Lookaheads and Lookbehinds: Zero-width Assertions

Regular expressions (regex) are an incredibly powerful tool for pattern matching and text manipulation. In Python, regex can be used for various tasks, such as validating input, extracting information from text, or transforming data. One advanced feature of regex that developers should be familiar with is zero-width assertions, specifically lookaheads and lookbehinds.

Introduction to Zero-width Assertions

In regex, assertions are used to specify conditions that must be true for a match to occur. Zero-width assertions, in particular, do not consume any characters during the matching process. Lookaheads and lookbehinds are two types of zero-width assertions that can help you assert something about the text immediately before or after a pattern without actually including it in the match.

Lookaheads: Looking Forward

Lookaheads are positive assertions that allow you to check if a pattern is followed by another pattern without including it in the final match.

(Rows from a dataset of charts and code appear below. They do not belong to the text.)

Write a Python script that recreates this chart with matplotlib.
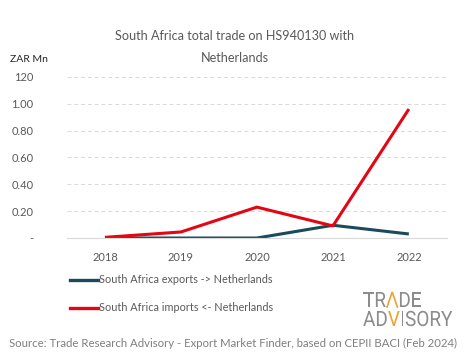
import matplotlib
matplotlib.use("Agg")
import matplotlib.pyplot as plt
from matplotlib.lines import Line2D
from matplotlib.textpath import TextPath, TextToPath
from matplotlib.font_manager import FontProperties
from matplotlib.patches import PathPatch
from matplotlib.transforms import Affine2D, IdentityTransform

years = ["2018", "2019", "2020", "2021", "2022"]
exports = [0.0, 0.0, 0.0, 0.095, 0.03]
imports = [0.005, 0.045, 0.23, 0.09, 0.96]
yticks = [0, 0.2, 0.4, 0.6, 0.8, 1.0, 1.2]
ytick_labels = ["-", "0.20", "0.40", "0.60", "0.80", "1.00", "120"]

plt.rcParams['font.family'] = ['Lato', 'DejaVu Sans']
grey = "#595959"
exp_col = "#1b4a5c"
imp_col = "#e30613"

W, H = 465, 359
fig = plt.figure(figsize=(W / 100, H / 100), dpi=100)
ax = fig.add_axes([0.144, 0.337, 0.817, 0.449])
x = list(range(len(years)))
ax.plot(x, exports, color=exp_col, lw=2.2, solid_capstyle='butt')
ax.plot(x, imports, color=imp_col, lw=2.2, solid_capstyle='butt')
ax.set_xlim(-0.5, 4.5)
ax.set_ylim(0, 1.2)
ax.set_yticks(yticks)
ax.set_yticklabels(ytick_labels)
ax.set_xticks(x)
ax.set_xticklabels(years)
ax.tick_params(length=0, labelsize=8, colors=grey, pad=10)
ax.tick_params(axis='y', pad=24)
ax.yaxis.grid(True, color="#d9d9d9", ls=(0, (4, 3)), lw=0.7)
ax.set_axisbelow(True)
for s in ["top", "right", "left"]:
    ax.spines[s].set_visible(False)
ax.spines["bottom"].set_color("#d9d9d9")
ax.spines["bottom"].set_linewidth(0.8)

fig.text(0.505, 0.9, "South Africa total trade on HS940130 with", ha="center", va="center", fontsize=9.1, color=grey)
fig.text(0.505, 0.838, "Netherlands", ha="center", va="center", fontsize=9.1, color=grey)
fig.text(0.022, 0.833, "ZAR Mn", ha="left", va="center", fontsize=7.5, color="#262626")

# legend
for yy, col, lab in [(0.221, exp_col, "South Africa exports -> Netherlands"),
                     (0.143, imp_col, "South Africa imports <- Netherlands")]:
    fig.add_artist(Line2D([0.151, 0.21], [yy, yy], color=col, lw=2.4, transform=fig.transFigure))
    fig.text(0.213, yy, lab, ha="left", va="center", fontsize=7.8, color=grey)

# logo drawn as scaled text paths
prop = FontProperties(family="Roboto", weight="normal")
t2p = TextToPath()
logo_grey = "#8c8c8c"
logo_orange = "#f0a030"
capH = 15.0
full_w = TextPath((0, 0), "ADVISORY", size=1, prop=prop).get_extents().width
sx = 89.0 / full_w
ref_h = TextPath((0, 0), "T", size=1, prop=prop).get_extents().height
sy = capH / ref_h

def adv(s):
    if not s:
        return 0.0
    return t2p.get_text_width_height_descent(s, prop, ismath=False)[0] / prop.get_size_in_points()

def draw_word(word, x0, ybase, orange_idx, lambda_idx=None):
    for i, ch in enumerate(word):
        off = adv(word[:i])
        tr = Affine2D().scale(sx, sy).translate(x0, ybase)
        if i == lambda_idx:
            ext = TextPath((off, 0), "A", size=1, prop=prop).get_extents()
            xs = [ext.x0 + 0.04, (ext.x0 + ext.x1) / 2, ext.x1 - 0.04]
            ys = [0, ext.y1, 0]
            pts = tr.transform(list(zip(xs, ys)))
            fig.add_artist(Line2D(pts[:, 0], pts[:, 1], color=logo_orange, lw=1.2,
                                  transform=IdentityTransform(), solid_joinstyle='miter'))
            continue
        tp = TextPath((off, 0), ch, size=1, prop=prop)
        col = logo_orange if i == orange_idx else logo_grey
        fig.add_artist(PathPatch(tr.transform_path(tp), facecolor=col, edgecolor="none",
                                 transform=IdentityTransform()))

draw_word("TRADE", 363, H - 307, None, lambda_idx=2)
draw_word("ADVISORY", 363, H - 326, 2)

fig.text(0.5, 0.043, "Source: Trade Research Advisory - Export Market Finder, based on CEPII BACI (Feb 2024)",
         ha="center", va="center", fontsize=8.2, color="#7f7f7f")

fig.savefig("out.png", dpi=100)
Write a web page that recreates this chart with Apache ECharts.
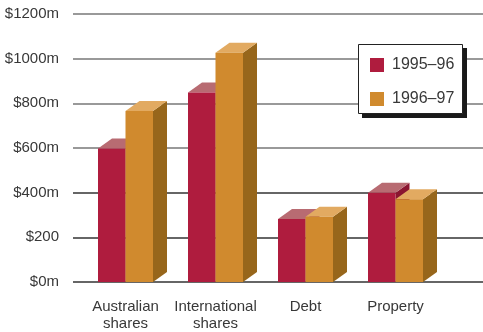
<!DOCTYPE html>
<html>
<head>
<meta charset="utf-8">
<script src="https://cdn.jsdelivr.net/npm/echarts@6/dist/echarts.min.js"></script>
<style>
  html, body { margin: 0; padding: 0; background: #fff; }
  #chart { width: 483px; height: 332px; }
</style>
</head>
<body>
<div id="chart"></div>
<script>
// Funds invested by asset class, two financial years
const categories = ['Australian\nshares', 'International\nshares', 'Debt', 'Property'];
const seriesNames = ['1995–96', '1996–97'];
const values1995 = [598, 848, 282, 400];
const values1996 = [766, 1027, 292, 370];
const yTickLabels = ['$0m', '$200', '$400m', '$600m', '$800m', '$1000m', '$1200m'];

const FONT = '"Liberation Sans Narrow", "Liberation Sans", Arial, sans-serif';
const AXIS_SIZE = 15;
const LEGEND_SIZE = 16;
const TEXT = '#383838';

// face colours: front, top, side
const palettes = [
  { front: '#AF1C3E', top: '#B86B72', side: '#8A1530' },
  { front: '#D08A2E', top: '#E2AA61', side: '#97661B' }
];
const BAR_W = 27.5;
const DEPTH_X = 14;
const DEPTH_Y = -10;

function makeRender(seriesIdx) {
  const pal = palettes[seriesIdx];
  return function (params, api) {
    const cat = api.value(0);
    const val = api.value(1);
    const top = api.coord([cat, val]);
    const base = api.coord([cat, 0]);
    const x0 = top[0] - BAR_W + seriesIdx * BAR_W;
    const x1 = x0 + BAR_W;
    const yt = top[1];
    const yb = base[1];
    return {
      type: 'group',
      children: [
        {
          type: 'polygon',
          shape: { points: [[x1, yt], [x1 + DEPTH_X, yt + DEPTH_Y], [x1 + DEPTH_X, yb + DEPTH_Y], [x1, yb]] },
          style: { fill: pal.side }
        },
        {
          type: 'polygon',
          shape: { points: [[x0, yt], [x0 + DEPTH_X, yt + DEPTH_Y], [x1 + DEPTH_X, yt + DEPTH_Y], [x1, yt]] },
          style: { fill: pal.top }
        },
        {
          type: 'rect',
          shape: { x: x0, y: yt, width: BAR_W, height: yb - yt },
          style: { fill: pal.front }
        }
      ]
    };
  };
}

const chart = echarts.init(document.getElementById('chart'), null, { renderer: 'canvas' });
chart.setOption({
  animation: false,
  backgroundColor: '#fff',
  textStyle: { fontFamily: FONT },
  grid: [
    { left: 73, right: 0, top: 14, bottom: 50 },
    { left: 80.5, right: 42.5, top: 14, bottom: 50 }
  ],
  xAxis: [
    { gridIndex: 0, type: 'value', show: false, min: 0, max: 1 },
    {
      gridIndex: 1,
      type: 'category',
      data: categories,
      axisLine: { show: false },
      axisTick: { show: false },
      axisLabel: { interval: 0, margin: 16, color: TEXT, fontFamily: FONT, fontSize: AXIS_SIZE, lineHeight: 17 }
    }
  ],
  yAxis: [
    {
      gridIndex: 0,
      type: 'value',
      min: 0, max: 1200, interval: 200,
      axisLine: { show: false },
      axisTick: { show: false },
      axisLabel: {
        margin: 14, color: TEXT, fontFamily: FONT, fontSize: AXIS_SIZE,
        formatter: (v) => yTickLabels[Math.round(v / 200)]
      },
      splitLine: {
        lineStyle: { width: 1.5, color: ['#333', '#333', '#333', '#777', '#777', '#777', '#777'] }
      }
    },
    { gridIndex: 1, type: 'value', min: 0, max: 1200, show: false }
  ],
  // legend frame with a hard drop shadow
  graphic: [
    { type: 'rect', z: 10, shape: { x: 362, y: 48, width: 105, height: 70 }, style: { fill: '#1a1a1a' } },
    { type: 'rect', z: 11, shape: { x: 358.5, y: 44.5, width: 104, height: 69 }, style: { fill: '#fff', stroke: '#222', lineWidth: 1 } }
  ],
  legend: {
    orient: 'vertical',
    left: 370,
    top: 57,
    padding: 0,
    z: 12,
    itemWidth: 14,
    itemHeight: 14,
    itemGap: 18,
    icon: 'rect',
    textStyle: { color: TEXT, fontFamily: FONT, fontSize: LEGEND_SIZE, lineHeight: 14, padding: [0, 0, 0, 3] },
    data: seriesNames
  },
  series: [
    {
      name: seriesNames[0],
      type: 'custom',
      xAxisIndex: 1, yAxisIndex: 1,
      itemStyle: { color: palettes[0].front },
      renderItem: makeRender(0),
      encode: { x: 0, y: 1 },
      data: values1995.map((v, i) => [i, v])
    },
    {
      name: seriesNames[1],
      type: 'custom',
      xAxisIndex: 1, yAxisIndex: 1,
      itemStyle: { color: palettes[1].front },
      renderItem: makeRender(1),
      encode: { x: 0, y: 1 },
      data: values1996.map((v, i) => [i, v])
    }
  ]
});
</script>
</body>
</html>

Positive lookaheads are denoted by the syntax (?=...), where ... represents the pattern you want to assert. Let’s look at an example:

import re

text = "I love Python programming!"
pattern = r"Python(?=\sprogramming)"

matches = re.findall(pattern, text)
print(matches)  # Output: ['Python']

In this example, we have a positive lookahead (?=\sprogramming). It asserts that the pattern Python must be followed by a space and the word programming. However, the space and programming are not included in the match. As a result, the only match found is the word “Python.”

This can be useful in scenarios like extracting specific parts of a string that are followed by a specific pattern. For instance, imagine you have a log file and want to extract all the lines that contain error messages. You can use a positive lookahead to match the error message while avoiding capturing the entire line.

Lookbehinds: Looking Backward

Lookbehinds are similar to lookaheads, but they assert something behind the current pattern. Positive lookbehinds are denoted by the syntax (?<=...), where ... represents the pattern you want to assert. Let’s see an example:

import re

text = "Hello, Python!"
pattern = r"(?<=Hello, )Python"

matches = re.findall(pattern, text)
print(matches)  # Output: ['Python']

In this example, we have a positive lookbehind (?<=Hello, ). It asserts that the pattern Python must be preceded by the phrase “Hello, “. Again, the lookbehind assertion is not included in the match. The only match found is the word “Python.”

Lookbehinds can be handy when you want to match a pattern only if it is preceded by certain characters or words. This can be useful for tasks such as extracting specific information from a text that follows a particular pattern.

Importance and Relevance in Everyday Coding

Using zero-width assertions can greatly enhance the power and flexibility of your regular expressions. By asserting conditions about what should come before or after a pattern, you can create more precise and powerful matches.

Here are a few practical examples of how lookaheads and lookbehinds can be relevant in everyday coding:

Password Validation

When implementing password validation rules, you might want to ensure that the password contains a combination of uppercase and lowercase letters, numbers, and special characters. However, you don’t want to allow consecutive characters of the same type. Lookaheads can help you assert that a particular character is followed by a different type of character.

Extracting URLs

Extracting URLs from an HTML document can be a common task, where you may want to extract the links but exclude parts like HTML tags or attributes. Lookaheads and lookbehinds can help you assert that the URL is surrounded by specific characters (e.g., <a href="...") without including those characters in the match.

Data Transformation

Regular expressions are frequently used in data transformation tasks, such as cleaning up data files or extracting relevant information. For example, you might need to transform a list of dates from one format to another. Lookaheads and lookbehinds can help you assert specific patterns before or after the date to ensure accurate transformations.

In conclusion, zero-width assertions, specifically lookaheads and lookbehinds, are essential tools in Python regex that can greatly enhance your ability to match patterns accurately and efficiently. By understanding and utilizing these features, you can write more robust regular expressions and handle complex matching scenarios in your everyday coding tasks.